↓↓↓
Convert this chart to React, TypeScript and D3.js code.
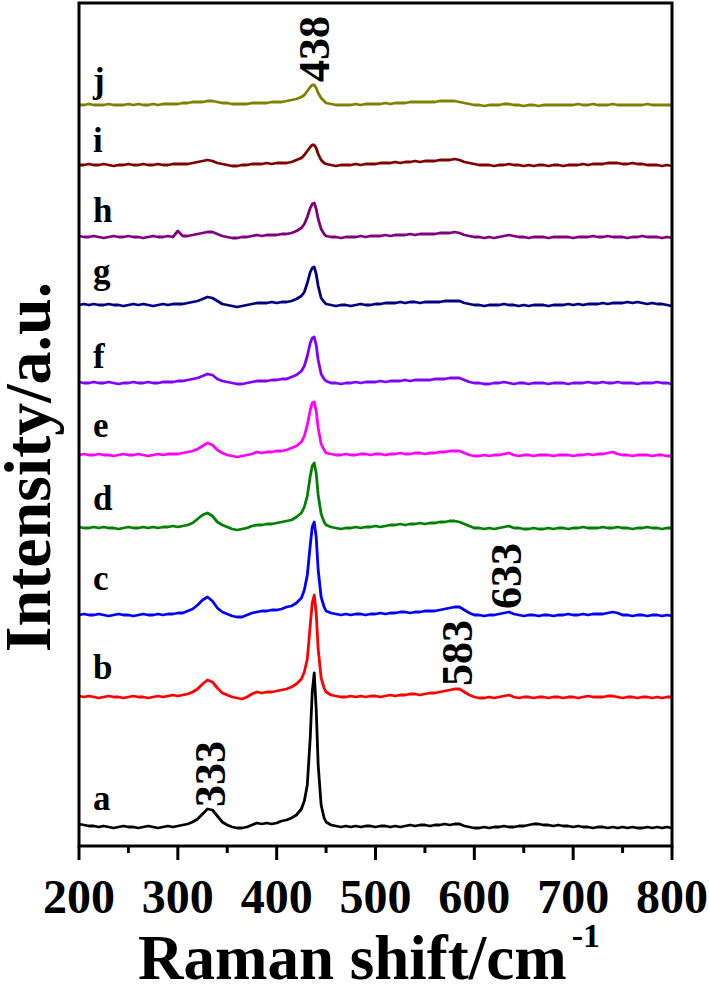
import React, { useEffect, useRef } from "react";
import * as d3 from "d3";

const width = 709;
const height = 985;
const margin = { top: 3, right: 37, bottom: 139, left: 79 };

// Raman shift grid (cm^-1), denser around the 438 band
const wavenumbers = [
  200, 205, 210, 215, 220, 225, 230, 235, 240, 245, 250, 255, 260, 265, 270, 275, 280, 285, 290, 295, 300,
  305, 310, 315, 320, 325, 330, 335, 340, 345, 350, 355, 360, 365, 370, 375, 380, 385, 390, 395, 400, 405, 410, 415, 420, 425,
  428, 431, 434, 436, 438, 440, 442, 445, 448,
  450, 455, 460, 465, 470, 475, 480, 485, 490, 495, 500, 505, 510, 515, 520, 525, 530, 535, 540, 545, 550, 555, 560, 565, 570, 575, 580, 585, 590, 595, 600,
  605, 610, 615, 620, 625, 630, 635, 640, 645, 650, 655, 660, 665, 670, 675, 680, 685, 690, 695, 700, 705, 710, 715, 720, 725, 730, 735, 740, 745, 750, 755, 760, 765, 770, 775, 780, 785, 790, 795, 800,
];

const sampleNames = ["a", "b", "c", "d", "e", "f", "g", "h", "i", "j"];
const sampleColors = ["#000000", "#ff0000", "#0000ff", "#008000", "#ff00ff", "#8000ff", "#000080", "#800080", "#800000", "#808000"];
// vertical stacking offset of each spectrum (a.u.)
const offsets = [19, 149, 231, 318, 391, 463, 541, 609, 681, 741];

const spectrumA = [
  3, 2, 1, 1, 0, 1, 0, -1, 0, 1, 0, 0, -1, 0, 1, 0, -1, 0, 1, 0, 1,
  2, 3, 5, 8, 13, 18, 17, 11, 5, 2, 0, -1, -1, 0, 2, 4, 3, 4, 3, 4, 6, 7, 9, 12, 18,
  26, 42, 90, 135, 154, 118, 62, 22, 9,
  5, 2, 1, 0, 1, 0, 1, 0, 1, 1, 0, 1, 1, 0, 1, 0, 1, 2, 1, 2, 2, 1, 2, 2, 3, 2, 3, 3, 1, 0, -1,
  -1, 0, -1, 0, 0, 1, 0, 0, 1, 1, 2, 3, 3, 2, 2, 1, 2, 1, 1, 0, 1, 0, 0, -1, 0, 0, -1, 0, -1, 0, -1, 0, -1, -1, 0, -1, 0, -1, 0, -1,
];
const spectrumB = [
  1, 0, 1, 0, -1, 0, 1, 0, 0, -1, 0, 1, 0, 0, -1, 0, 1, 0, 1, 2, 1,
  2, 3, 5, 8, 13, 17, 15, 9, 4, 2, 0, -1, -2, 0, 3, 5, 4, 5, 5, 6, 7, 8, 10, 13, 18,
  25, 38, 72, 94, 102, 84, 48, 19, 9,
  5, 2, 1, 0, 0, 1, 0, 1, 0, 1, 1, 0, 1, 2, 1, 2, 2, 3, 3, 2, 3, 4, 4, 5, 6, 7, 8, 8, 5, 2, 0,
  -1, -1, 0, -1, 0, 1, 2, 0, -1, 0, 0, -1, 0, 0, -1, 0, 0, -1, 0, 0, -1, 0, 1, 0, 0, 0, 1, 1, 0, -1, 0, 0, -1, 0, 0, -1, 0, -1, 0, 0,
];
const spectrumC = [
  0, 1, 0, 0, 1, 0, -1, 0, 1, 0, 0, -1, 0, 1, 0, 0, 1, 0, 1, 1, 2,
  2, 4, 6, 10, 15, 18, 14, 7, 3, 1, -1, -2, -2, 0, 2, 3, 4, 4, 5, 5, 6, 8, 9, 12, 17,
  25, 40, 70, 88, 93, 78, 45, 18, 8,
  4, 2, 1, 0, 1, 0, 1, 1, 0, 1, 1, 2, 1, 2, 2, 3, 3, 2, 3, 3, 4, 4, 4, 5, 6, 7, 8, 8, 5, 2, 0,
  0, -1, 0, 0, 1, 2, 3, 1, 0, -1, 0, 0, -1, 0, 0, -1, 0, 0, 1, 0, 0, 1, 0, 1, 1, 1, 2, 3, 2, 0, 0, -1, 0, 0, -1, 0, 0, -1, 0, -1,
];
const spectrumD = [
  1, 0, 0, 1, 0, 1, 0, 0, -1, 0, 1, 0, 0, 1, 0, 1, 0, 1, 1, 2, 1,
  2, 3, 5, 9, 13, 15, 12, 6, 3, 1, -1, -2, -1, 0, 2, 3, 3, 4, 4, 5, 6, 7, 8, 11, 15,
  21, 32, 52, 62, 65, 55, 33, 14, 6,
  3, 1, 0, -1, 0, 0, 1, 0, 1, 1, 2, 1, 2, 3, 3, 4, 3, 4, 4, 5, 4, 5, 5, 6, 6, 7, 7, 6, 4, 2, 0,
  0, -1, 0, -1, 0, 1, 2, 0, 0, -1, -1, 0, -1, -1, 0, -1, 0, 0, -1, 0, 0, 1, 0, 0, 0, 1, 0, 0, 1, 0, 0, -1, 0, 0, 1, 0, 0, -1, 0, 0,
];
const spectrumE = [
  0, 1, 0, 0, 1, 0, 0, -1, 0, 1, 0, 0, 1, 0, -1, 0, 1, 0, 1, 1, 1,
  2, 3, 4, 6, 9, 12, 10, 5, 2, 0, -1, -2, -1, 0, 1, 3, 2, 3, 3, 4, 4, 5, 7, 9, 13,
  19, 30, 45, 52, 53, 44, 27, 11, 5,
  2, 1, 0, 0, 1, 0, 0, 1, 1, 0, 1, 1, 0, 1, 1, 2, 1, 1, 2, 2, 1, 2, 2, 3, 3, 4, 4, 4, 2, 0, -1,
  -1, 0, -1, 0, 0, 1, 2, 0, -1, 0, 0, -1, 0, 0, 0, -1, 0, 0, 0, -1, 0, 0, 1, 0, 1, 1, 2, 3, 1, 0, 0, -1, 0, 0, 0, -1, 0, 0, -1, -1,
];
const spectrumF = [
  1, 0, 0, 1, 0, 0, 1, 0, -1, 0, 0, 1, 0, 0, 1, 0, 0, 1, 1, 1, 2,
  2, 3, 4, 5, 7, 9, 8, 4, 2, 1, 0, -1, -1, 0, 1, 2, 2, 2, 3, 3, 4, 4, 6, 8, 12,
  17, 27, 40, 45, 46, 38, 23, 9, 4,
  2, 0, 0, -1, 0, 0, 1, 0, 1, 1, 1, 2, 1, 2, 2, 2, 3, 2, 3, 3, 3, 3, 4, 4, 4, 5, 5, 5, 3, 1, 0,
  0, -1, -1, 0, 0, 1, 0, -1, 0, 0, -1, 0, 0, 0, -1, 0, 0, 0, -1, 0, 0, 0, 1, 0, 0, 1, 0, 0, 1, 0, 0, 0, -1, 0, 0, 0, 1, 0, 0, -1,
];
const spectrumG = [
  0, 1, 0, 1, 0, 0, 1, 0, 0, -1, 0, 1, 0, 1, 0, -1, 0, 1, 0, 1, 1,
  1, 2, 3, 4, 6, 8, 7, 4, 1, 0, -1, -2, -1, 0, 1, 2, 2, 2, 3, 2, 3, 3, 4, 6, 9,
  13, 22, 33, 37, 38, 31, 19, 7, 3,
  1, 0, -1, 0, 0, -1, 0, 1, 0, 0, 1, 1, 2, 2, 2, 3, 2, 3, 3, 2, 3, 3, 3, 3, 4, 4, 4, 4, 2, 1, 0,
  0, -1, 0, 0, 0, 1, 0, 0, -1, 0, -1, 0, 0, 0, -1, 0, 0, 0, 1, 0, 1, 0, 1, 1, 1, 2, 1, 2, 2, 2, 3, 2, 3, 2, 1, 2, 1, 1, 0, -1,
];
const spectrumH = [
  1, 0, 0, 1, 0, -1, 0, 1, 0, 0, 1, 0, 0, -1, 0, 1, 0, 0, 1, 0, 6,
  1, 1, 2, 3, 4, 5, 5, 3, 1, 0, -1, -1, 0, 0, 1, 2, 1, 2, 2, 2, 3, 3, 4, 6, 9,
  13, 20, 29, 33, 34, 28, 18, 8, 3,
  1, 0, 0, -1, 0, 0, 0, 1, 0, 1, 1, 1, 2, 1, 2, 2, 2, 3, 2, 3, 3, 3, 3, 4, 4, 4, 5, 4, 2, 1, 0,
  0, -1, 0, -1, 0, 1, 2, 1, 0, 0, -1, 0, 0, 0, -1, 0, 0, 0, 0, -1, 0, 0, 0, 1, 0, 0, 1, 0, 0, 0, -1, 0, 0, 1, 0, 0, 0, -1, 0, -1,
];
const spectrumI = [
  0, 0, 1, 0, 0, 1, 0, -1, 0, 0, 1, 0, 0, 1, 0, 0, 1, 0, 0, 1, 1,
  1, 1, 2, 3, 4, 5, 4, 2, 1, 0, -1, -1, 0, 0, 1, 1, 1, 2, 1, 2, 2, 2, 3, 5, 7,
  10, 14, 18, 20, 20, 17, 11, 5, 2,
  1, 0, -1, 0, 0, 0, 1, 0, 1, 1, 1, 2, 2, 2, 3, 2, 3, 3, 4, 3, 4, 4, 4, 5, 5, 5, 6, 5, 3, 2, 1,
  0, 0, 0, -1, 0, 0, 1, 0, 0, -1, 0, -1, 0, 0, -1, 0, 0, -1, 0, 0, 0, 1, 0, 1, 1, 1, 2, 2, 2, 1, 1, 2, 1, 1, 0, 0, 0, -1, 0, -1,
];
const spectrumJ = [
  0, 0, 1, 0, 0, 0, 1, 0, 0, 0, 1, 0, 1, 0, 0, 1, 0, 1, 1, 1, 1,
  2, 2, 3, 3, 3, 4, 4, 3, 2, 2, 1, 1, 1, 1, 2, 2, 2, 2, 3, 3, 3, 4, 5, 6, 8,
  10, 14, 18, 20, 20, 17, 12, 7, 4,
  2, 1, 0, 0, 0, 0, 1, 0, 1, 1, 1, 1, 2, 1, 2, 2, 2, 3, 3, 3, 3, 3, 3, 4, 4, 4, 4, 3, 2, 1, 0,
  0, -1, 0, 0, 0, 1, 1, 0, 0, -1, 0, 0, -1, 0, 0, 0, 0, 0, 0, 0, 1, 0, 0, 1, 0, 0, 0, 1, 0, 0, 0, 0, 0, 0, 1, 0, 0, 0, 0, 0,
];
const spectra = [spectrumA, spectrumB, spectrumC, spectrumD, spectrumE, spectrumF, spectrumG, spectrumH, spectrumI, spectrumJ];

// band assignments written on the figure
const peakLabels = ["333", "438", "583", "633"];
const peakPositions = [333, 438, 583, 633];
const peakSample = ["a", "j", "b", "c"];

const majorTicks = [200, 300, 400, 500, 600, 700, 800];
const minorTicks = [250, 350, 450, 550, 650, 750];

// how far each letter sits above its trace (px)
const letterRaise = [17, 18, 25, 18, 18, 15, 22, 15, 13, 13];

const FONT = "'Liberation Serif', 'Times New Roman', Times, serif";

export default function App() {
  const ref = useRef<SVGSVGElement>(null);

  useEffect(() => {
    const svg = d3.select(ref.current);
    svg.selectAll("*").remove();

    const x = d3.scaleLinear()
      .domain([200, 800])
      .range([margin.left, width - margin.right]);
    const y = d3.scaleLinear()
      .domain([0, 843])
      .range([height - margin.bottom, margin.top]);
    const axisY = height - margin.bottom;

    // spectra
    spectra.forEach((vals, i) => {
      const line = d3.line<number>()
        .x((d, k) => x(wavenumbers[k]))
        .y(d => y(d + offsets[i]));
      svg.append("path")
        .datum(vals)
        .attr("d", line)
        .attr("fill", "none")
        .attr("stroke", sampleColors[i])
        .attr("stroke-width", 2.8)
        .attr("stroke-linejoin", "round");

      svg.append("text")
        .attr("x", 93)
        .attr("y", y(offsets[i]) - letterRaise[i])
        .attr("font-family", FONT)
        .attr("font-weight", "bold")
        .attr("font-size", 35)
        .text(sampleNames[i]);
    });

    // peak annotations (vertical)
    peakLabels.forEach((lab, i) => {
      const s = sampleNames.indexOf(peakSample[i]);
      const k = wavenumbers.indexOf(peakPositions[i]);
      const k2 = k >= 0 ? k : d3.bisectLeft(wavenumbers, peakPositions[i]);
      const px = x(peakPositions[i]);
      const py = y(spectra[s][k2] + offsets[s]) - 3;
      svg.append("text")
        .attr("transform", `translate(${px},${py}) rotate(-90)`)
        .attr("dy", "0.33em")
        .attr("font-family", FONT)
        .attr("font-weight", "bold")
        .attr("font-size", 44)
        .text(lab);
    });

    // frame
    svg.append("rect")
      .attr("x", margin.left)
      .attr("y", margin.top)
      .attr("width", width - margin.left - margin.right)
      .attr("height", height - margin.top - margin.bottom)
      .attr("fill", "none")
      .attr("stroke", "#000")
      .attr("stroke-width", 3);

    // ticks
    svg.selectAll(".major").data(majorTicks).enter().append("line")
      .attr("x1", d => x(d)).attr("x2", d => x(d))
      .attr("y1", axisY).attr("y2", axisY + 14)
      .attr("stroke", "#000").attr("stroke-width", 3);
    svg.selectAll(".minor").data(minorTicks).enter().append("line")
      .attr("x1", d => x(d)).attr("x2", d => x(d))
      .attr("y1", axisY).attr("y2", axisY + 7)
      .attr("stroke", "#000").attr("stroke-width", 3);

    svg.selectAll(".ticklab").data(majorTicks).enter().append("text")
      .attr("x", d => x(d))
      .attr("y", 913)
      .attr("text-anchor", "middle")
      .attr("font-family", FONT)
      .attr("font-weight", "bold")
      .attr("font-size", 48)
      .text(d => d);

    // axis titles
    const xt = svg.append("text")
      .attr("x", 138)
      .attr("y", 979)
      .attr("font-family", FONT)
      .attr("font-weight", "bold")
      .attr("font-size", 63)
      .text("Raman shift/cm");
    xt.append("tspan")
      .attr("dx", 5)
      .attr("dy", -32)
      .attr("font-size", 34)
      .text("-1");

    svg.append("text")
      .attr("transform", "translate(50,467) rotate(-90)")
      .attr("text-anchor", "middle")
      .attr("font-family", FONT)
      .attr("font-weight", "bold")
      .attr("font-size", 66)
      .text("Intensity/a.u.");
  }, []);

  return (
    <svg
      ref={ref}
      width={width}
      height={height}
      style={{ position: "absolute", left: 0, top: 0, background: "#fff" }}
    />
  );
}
↑↑↑
■ Exercise: From the first line above through the line containing "139, left: 79", copy everything exactly, without the pictures.

■ Completed exercise:
Convert this chart to React, TypeScript and D3.js code.
import React, { useEffect, useRef } from "react";
import * as d3 from "d3";

const width = 709;
const height = 985;
const margin = { top: 3, right: 37, bottom: 139, left: 79 };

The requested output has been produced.